Locate the lines that hold the string "this". Copy every such line.

Data extracted from a collection:
━━━━

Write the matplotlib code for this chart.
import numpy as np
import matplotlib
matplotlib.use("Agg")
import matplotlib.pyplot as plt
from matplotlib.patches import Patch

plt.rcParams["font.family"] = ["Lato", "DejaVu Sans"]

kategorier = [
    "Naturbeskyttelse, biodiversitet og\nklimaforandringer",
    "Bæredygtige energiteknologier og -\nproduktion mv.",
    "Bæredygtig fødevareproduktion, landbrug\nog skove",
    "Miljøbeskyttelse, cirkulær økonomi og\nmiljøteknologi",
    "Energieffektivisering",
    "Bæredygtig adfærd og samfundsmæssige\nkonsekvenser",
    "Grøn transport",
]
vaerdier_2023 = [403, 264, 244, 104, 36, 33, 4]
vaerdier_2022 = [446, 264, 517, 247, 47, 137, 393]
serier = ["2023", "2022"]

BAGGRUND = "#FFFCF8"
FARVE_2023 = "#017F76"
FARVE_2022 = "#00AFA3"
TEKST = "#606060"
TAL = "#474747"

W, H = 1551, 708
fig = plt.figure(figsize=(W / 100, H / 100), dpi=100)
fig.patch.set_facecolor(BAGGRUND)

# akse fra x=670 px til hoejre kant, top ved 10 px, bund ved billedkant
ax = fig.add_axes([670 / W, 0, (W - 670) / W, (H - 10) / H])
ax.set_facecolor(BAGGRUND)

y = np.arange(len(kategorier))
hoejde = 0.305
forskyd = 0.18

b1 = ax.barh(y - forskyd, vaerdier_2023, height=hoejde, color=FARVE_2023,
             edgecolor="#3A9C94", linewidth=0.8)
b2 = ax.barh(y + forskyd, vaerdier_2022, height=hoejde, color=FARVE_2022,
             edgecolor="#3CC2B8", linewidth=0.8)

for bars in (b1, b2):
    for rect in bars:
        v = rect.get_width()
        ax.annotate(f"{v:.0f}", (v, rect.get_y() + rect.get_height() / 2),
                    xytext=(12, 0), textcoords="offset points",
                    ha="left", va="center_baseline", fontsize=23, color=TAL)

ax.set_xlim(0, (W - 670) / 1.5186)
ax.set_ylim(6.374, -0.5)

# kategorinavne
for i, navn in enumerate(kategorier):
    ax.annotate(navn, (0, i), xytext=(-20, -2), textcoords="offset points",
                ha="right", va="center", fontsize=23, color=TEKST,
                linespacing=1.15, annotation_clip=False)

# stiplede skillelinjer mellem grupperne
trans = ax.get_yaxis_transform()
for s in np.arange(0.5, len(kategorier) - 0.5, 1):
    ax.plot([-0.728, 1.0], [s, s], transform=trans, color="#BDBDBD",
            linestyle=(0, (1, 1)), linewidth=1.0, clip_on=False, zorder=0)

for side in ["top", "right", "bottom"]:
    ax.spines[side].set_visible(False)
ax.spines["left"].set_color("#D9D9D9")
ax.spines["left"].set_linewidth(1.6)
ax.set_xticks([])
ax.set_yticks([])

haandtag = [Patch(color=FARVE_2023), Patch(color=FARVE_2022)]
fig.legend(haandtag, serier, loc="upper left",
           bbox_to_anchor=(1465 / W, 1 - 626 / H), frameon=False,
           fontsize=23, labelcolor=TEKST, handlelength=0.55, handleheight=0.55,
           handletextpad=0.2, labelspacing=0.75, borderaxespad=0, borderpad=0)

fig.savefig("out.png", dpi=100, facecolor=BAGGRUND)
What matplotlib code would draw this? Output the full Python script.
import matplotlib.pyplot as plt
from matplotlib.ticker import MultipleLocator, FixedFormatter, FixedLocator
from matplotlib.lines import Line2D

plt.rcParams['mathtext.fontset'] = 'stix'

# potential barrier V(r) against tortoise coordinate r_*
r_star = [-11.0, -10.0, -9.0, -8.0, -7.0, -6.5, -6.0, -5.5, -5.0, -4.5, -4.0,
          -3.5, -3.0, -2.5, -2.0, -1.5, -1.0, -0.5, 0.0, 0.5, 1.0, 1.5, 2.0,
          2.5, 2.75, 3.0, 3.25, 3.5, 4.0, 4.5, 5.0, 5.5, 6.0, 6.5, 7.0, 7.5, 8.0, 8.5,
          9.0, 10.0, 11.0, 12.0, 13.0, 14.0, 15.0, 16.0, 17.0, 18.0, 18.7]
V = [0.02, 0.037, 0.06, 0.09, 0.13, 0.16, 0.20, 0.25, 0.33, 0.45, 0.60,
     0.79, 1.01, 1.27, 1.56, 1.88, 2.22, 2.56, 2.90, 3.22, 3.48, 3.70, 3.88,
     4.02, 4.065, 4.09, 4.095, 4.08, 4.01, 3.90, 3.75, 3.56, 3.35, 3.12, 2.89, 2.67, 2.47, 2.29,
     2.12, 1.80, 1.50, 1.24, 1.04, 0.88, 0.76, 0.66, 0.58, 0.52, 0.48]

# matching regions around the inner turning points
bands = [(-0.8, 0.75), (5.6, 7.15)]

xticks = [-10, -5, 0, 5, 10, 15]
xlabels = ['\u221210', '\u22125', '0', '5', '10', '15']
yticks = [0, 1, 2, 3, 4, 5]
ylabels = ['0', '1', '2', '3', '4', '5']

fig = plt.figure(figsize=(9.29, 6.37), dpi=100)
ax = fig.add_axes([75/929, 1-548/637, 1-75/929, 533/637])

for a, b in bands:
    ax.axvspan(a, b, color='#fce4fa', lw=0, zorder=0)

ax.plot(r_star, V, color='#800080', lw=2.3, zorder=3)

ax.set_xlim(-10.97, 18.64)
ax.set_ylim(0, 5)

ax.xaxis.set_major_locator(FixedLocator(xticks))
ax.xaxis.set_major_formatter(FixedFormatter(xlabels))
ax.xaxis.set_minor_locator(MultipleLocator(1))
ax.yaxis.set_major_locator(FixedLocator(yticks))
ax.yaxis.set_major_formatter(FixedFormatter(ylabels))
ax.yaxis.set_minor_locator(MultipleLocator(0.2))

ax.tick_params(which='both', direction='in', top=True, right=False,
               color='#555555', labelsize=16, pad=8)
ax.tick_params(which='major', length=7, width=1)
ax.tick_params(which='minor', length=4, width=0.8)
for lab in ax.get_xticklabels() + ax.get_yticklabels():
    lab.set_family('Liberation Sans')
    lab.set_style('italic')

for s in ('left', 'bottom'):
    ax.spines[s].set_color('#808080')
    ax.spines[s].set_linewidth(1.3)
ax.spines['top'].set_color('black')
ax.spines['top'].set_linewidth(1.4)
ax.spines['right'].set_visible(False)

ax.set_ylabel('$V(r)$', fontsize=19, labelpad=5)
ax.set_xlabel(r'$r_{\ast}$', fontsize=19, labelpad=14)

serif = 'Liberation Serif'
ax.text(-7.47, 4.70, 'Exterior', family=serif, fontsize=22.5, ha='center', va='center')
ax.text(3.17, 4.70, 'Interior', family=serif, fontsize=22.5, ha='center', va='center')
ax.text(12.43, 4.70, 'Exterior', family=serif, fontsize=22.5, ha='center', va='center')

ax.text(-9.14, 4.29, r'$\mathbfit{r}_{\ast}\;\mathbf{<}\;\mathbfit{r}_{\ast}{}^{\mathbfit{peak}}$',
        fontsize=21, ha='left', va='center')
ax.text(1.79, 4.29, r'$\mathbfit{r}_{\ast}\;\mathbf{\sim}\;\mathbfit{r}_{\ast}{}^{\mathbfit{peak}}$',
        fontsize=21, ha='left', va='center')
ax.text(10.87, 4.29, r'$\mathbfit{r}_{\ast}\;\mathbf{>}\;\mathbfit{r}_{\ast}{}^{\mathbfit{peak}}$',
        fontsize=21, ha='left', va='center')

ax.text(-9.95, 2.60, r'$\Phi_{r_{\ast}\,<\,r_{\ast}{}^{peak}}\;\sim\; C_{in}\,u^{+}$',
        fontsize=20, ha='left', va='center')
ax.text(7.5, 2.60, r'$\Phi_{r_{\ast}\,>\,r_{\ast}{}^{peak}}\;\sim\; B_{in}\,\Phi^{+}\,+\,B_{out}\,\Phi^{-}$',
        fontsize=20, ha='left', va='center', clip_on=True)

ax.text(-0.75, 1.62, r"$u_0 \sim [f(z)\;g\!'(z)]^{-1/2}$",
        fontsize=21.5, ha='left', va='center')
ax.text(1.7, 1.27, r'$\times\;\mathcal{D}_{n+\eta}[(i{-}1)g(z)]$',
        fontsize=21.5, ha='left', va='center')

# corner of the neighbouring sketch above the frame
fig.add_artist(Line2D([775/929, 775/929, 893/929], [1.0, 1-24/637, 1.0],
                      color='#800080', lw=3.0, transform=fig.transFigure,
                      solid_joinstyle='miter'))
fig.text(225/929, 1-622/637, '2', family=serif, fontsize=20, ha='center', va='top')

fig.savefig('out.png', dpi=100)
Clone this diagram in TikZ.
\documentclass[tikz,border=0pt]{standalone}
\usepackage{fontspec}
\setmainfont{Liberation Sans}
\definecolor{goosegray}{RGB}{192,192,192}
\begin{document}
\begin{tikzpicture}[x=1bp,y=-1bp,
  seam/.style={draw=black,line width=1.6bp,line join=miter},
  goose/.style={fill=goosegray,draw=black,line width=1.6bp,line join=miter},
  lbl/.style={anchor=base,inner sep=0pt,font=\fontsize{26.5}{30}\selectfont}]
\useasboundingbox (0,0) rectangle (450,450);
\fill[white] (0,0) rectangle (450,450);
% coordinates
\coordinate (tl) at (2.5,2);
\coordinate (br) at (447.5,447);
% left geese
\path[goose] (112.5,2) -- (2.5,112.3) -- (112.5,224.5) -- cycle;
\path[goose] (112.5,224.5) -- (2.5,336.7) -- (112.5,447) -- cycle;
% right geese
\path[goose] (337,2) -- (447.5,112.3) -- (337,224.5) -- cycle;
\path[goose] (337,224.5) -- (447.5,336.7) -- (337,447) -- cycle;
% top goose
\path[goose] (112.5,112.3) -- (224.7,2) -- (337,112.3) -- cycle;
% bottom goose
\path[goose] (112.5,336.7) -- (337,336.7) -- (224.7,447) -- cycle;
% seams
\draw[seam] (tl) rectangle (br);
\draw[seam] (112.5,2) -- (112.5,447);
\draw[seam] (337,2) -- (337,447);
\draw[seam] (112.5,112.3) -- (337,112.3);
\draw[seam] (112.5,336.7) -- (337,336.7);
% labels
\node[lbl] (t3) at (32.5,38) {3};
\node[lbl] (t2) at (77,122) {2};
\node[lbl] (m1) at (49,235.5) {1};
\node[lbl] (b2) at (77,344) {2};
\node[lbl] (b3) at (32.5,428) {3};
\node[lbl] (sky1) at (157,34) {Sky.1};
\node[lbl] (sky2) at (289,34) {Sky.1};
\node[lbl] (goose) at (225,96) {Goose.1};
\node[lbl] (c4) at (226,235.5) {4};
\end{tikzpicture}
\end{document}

━━━━

Written answer.
Write the matplotlib code for this chart.
What matplotlib code would draw this? Output the full Python script.
Clone this diagram in TikZ.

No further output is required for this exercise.